Il pignoramento immobiliare dell’intero patrimonio aziendale non costituisce una causa di disapplicazione automatica delle disposizioni sulle società di comodo (art. 30, l. n. 724/1994). Tuttavia, il pignoramento può rappresentare una causa di disapplicazione non automatica, permettendo al contribuente di dimostrare in giudizio l’esistenza di situazioni oggettive che hanno reso impossibile il conseguimento del reddito minimo richiesto dalla disciplina. Spetta ai giudici di merito valutare le prove presentate dal contribuente. Queste, in sintesi, le conclusioni a cui giunge la corte di cassazione (sentenza n. 30607 del 28/11/2024) chiamata a valutare se il pignoramento di tutti i beni sociali costituisce una causa di disapplicazione automatica della disciplina delle società di comodo, rientrando, direttamente o per assimilazione, tra le situazioni oggettive contemplate nel provvedimento del direttore dell’agenzia delle entrate n. 23681/2008.
La vicenda
Il caso esaminato riguardava una società che, tornata in bonis dal 2007 dopo essere stata amministrata da un liquidatore giudiziario, dal 2008 era gestita da un custode giudiziario incaricato di procedere alla vendita all’asta di tutto il patrimonio immobiliare pignorato da terzi creditori. L’Agenzia delle Entrate aveva emesso tre avvisi di accertamento per il periodo 2008-2010, contestando l’omessa dichiarazione del reddito minimo imposto alle società di comodo. La presenza degli immobili nell’attivo patrimoniale portava la società a non superare il “test di operatività” previsto dall’art. 30 della legge n. 724/1994, imponendo la determinazione del “reddito minimo”.
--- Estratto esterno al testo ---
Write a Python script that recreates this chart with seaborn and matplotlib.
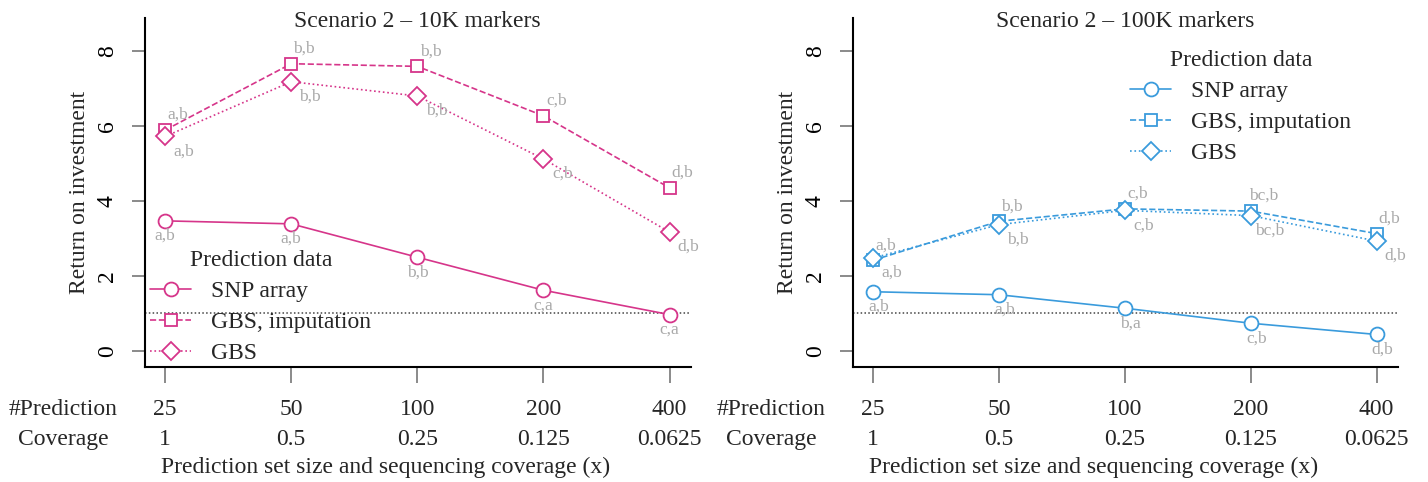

La società riteneva, invece, di trovarsi nelle condizioni per poter disapplicare, in via automatica, la disciplina delle società di comodo, sostenendo di poter equiparare il pignoramento al sequestro penale o alla confisca, fattispecie previste nel citato provvedimento del 2008. La corte non ha condiviso tale tesi, stabilendo che le situazioni indicate nel provvedimento “non possono essere soggette ad un’interpretazione estensiva, o addirittura analogica”.
La disciplina delle società
Risolta la questione di diritto controversa (il pignoramento non è causa di disapplicazione automatica), i giudici hanno ricostruito la disciplina delle società di comodo, evidenziando, in primo luogo, come la presunzione legale di non operatività scatta automaticamente al mancato superamento del “test di operatività” (ricavi effettivi inferiori a quelli minimi, determinati applicando specifici coefficienti a taluni beni aziendali), comportando l’obbligo di dichiarare un “reddito minimo” (determinato in base a coefficienti di redditività dei beni aziendali). Questo meccanismo, segnalano i giudici, rappresenta una “mera operazione matematica”. I numeri sorreggono la presunzione legale che però è relativa e ammette prova contraria. Alcune situazioni oggettive che non consentono di conseguire il reddito minimo sono predeterminate nel provvedimento del 2008 per effetto della previsione di cui al comma 4-ter de citato art. 30. Altre situazioni devono essere dimostrate dal contribuente. Il comma 4-bis dell’art. 30 ammette la possibilità per il contribuente di provare che il mancato conseguimento dei ricavi minimi sia dipeso da una situazione oggettiva diversa da quelle predeterminate. Più in generale, il contribuente può dimostrare che la società svolge un’effettiva attività economica, caratterizzata da una reale operatività, nella prospettiva di ottenere un lucro e non di gestire il patrimonio nell’interesse dei soci per fruire di indebiti vantaggi fiscali. La prova può essere fornita direttamente in giudizio, senza necessità di presentare un interpello disapplicativo (che resta, per consolidata giurisprudenza, facoltativo).
Data tale ricostruzione e constatate alcune contraddizioni nelle sentenze di merito, la corte annulla le sentenze e rinvia alla competente corte di giustizia di secondo grado per accertare, sulla base dei fatti e delle prove, se sussistono le condizioni, ai sensi del citato comma 4-bis, per disapplicare comunque la disciplina delle società di comodo. Dalla lettura della sentenza, sembra che i giudici intravedano una effettiva incapacità di generare reddito da parte di una società che possiede solo beni immobili pignorati, da vendere all’asta. Ma detto giudizio spetta ai giudici di merito non a quelli di legittimità.